What he said: ~ “It’s extremely frustrating because there could have been other vehicles to do it. I mean, it doesn’t have to go into the debt ceiling bill. … [The White House doesn't] even bother to pick up the phone and call me. Have I made them mad? No, I’m the one they call to try and get cabinet secretaries confirmed. ‘Go talk to your colleagues. They’re not yet going to vote for Julie Su.’ … They call me and ask me to help out. So like, what did I do wrong?”

What he’s asking for: Kaine is requesting a vote on an amendment that would strip out the Mountain Valley Pipeline provision from the bill, arguing that if Republican senators get votes on their proposed amendments, he should be granted a vote as well.

“Look, if I get screwed by putting this thing in, and then we get [votes] only on Republican amendments and not on mine, I’m really going to be unhappy. So I should get an amendment on this.”

In the case the amendment fails — which is likely considering there isn’t enough Republican support to remove the pipeline project — Kaine stopped short of saying he would oppose the debt ceiling proposal.

Rep. Jennifer McClellan (D-Va.), who said she’s undecided on how she’ll vote on the debt ceiling bill, shared Kaine’s frustration on the lack of communication from the Biden administration. “[The White House] say they’ve just accelerated what was already going to happen,” McClellan told POLITICO. “If that’s the case, then why bother?”

McClellan is leading other Virginia Democrats in introducing an amendment in the House to strip the project from the bill. But fair warning: It’s likely to fail in the Republican-controlled House.

A spokesperson for Sen. Mark Warner (D-Va.) told the Washington Examiner that while the Virginia Democrat opposes the inclusion of the pipeline, the senator will ultimately vote for the debt ceiling deal.

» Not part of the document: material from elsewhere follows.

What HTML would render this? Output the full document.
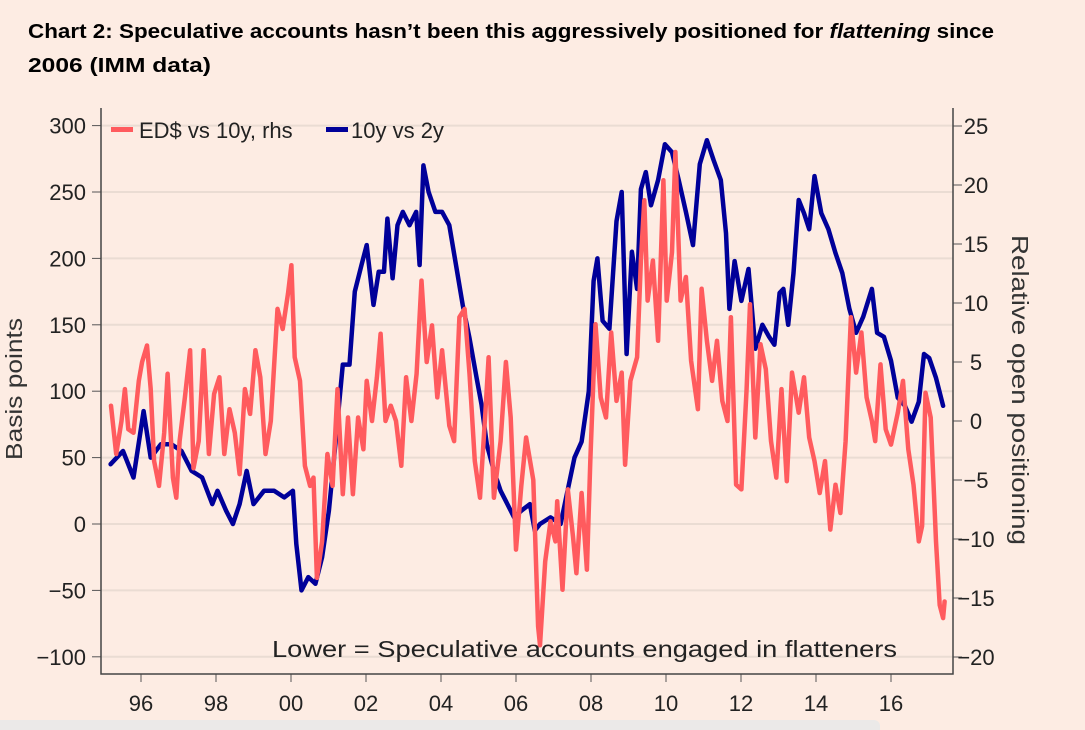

Significance: Kaine has been publicly against Congress weighing in on the Mountain Valley Pipeline — including during a deal struck last year between Senate Majority Leader Chuck Schumer and Manchin to allow for a vote to approve the pipeline and broader reforms speeding up approval of energy projects, in exchange for Manchin’s vote on Democrats’ sweeping climate and health bill. Kaine came out against the deal when it was floated for inclusion in a government spending bill in September 2022 — and yet again underlined that he was not consulted about the details of the measure.

“I strongly oppose the Mountain Valley Pipeline provision of this legislation, which would greenlight this pipeline without normal administrative and judicial review and ignore the voices of Virginians,” Kaine said then in a statement. “The pipeline runs through Virginia for 100 miles and takes property from landowners, but I was not consulted as a deal was struck to approve it and thus not given an opportunity to share my constituents’ deep concerns.”

Fast forward: Permitting reform, along with the pipeline, were successfully blocked from being attached to the September 2022 spending deal — and later failed to be included in the 2023 National Defense Authorization Act, which was passed late last year.

The debt bill, in addition to approving MVP, includes a handful of measures pushed by Republicans to ease permitting reviews under the National Environmental Policy Act.